Article8 : L'acquisition d'arme à feu ou de ses pièces et éléments se fait par montage à partir des pièces détachées, achat, échange, donation, legs, ou héritage.
Article 9 : Nul peut acheter une arme à feu ou bénéficier par échange, don, héritage ou legs, s'il n'est titulaire d'une licence appelée ‘'autorisation d'achat d'arme à feu''. L'autorisation d'achat d'arme à feu est personnelle.
Article10 : L'autorisation d'achat d'armes à feu est un document signé du ministre de la sécurité au profit d'une personne physique ou morale en vue de lui permettre d'acquérir une arme à feu.

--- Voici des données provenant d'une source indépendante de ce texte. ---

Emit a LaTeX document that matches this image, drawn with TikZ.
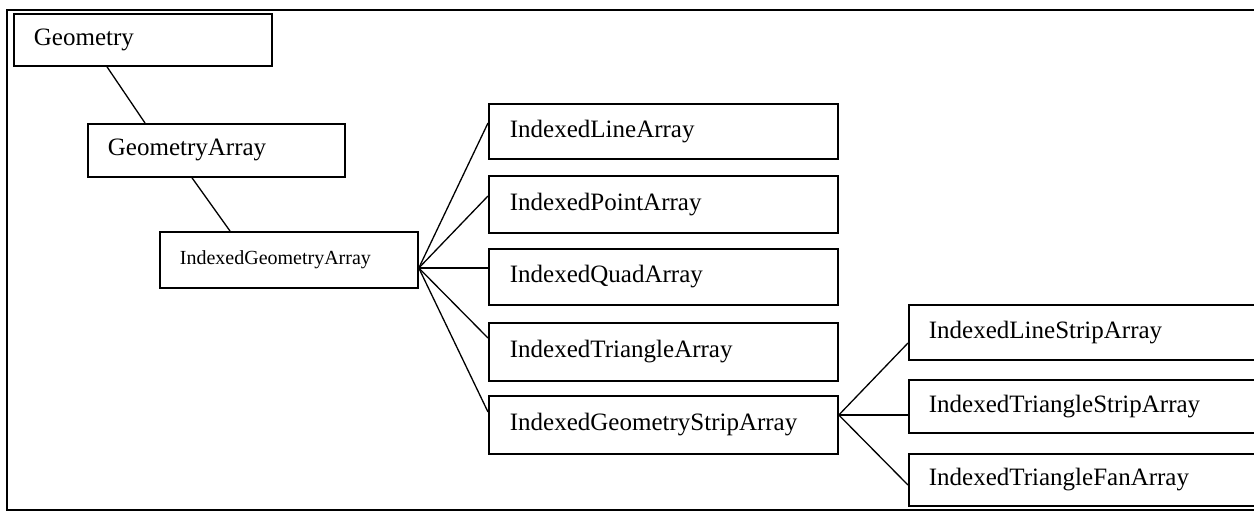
\documentclass[tikz,border=0pt]{standalone}
\usepackage{fontspec}
\setmainfont{Liberation Serif}
\begin{document}
\begin{tikzpicture}[x=1pt,y=-1pt,
  box/.style={draw, line width=1.8pt, rectangle, anchor=north west,
    inner xsep=20pt, inner ysep=0pt, align=left,
    font=\fontsize{25}{30}\selectfont},
  link/.style={line width=1.3pt}]
\useasboundingbox (0,0) rectangle (1254,512);
\clip (0,0) rectangle (1254,512);
% frame
\draw[line width=2pt] (1260,10) -- (7,10) -- (7,510) -- (1260,510);
% nodes
\node[box, minimum width=258pt, minimum height=52pt, text width=218pt] (geo) at (13,13) {Geometry};
\node[box, minimum width=257pt, minimum height=53pt, text width=217pt] (garr) at (87,123) {GeometryArray};
\node[box, minimum width=258pt, minimum height=56pt, text width=218pt, font=\fontsize{20}{24}\selectfont] (iga) at (159,231) {IndexedGeometryArray};
\node[box, minimum width=349pt, minimum height=55pt, text width=307pt] (ila) at (488,103) {IndexedLineArray};
\node[box, minimum width=349pt, minimum height=57pt, text width=307pt] (ipa) at (488,175) {IndexedPointArray};
\node[box, minimum width=349pt, minimum height=56pt, text width=307pt] (iqa) at (488,248) {IndexedQuadArray};
\node[box, minimum width=349pt, minimum height=58pt, text width=307pt] (ita) at (488,322) {IndexedTriangleArray};
\node[box, minimum width=349pt, minimum height=58pt, text width=307pt] (igsa) at (488,395) {IndexedGeometryStripArray};
\node[box, minimum width=400pt, minimum height=55pt, text width=360pt] (ilsa) at (908,304) {IndexedLineStripArray};
\node[box, minimum width=400pt, minimum height=53pt, text width=360pt] (itsa) at (908,379) {IndexedTriangleStripArray};
\node[box, minimum width=400pt, minimum height=52pt, text width=360pt] (itfa) at (908,453) {IndexedTriangleFanArray};
% connectors
\draw[link] ([xshift=94pt]geo.south west) -- ([xshift=58pt]garr.north west);
\draw[link] ([xshift=105pt]garr.south west) -- ([xshift=71pt]iga.north west);
\coordinate (igaout) at ([yshift=-37pt]iga.north east);
\draw[link] (igaout) -- ([yshift=-20pt]ila.north west);
\draw[link] (igaout) -- ([yshift=-21pt]ipa.north west);
\draw[link] (igaout) -- ([yshift=-20pt]iqa.north west);
\draw[link] (igaout) -- ([yshift=-16pt]ita.north west);
\draw[link] (igaout) -- ([yshift=-17pt]igsa.north west);
\coordinate (igsaout) at ([yshift=-20pt]igsa.north east);
\draw[link] (igsaout) -- ([yshift=-39pt]ilsa.north west);
\draw[link] (igsaout) -- ([yshift=-36pt]itsa.north west);
\draw[link] (igsaout) -- ([yshift=-32pt]itfa.north west);
\end{tikzpicture}
\end{document}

L'autorisation d'arme à feu vaut permis d'importation
Artcile11 : L'obtention de l'autorisation d'achat d'armes à feu est conditionnée au dépôt d'un dossier de demande à l'adresse du ministre de la sécurité sous le couvert du service de police territorialement compétent ou de l'autorité administrative locale dans les localités où il n'existe pas de service de police.
Article 12 : Tout dossier de demande d'autorisation d'achat d'arme à feu doit comprendre :
une demande sur un formulaire à acquérir auprès du service de police au prix de 1000 francs
le formulaire est revêtu d'un timbre fiscal d'une valeur de 15000 francs pour les armes d'épaule, 25000 francs pour les armes de poing de calibre inférieur ou égal à 7,65mm, 50000francs pour les armes de poing de calibre supérieur à 7,65mm.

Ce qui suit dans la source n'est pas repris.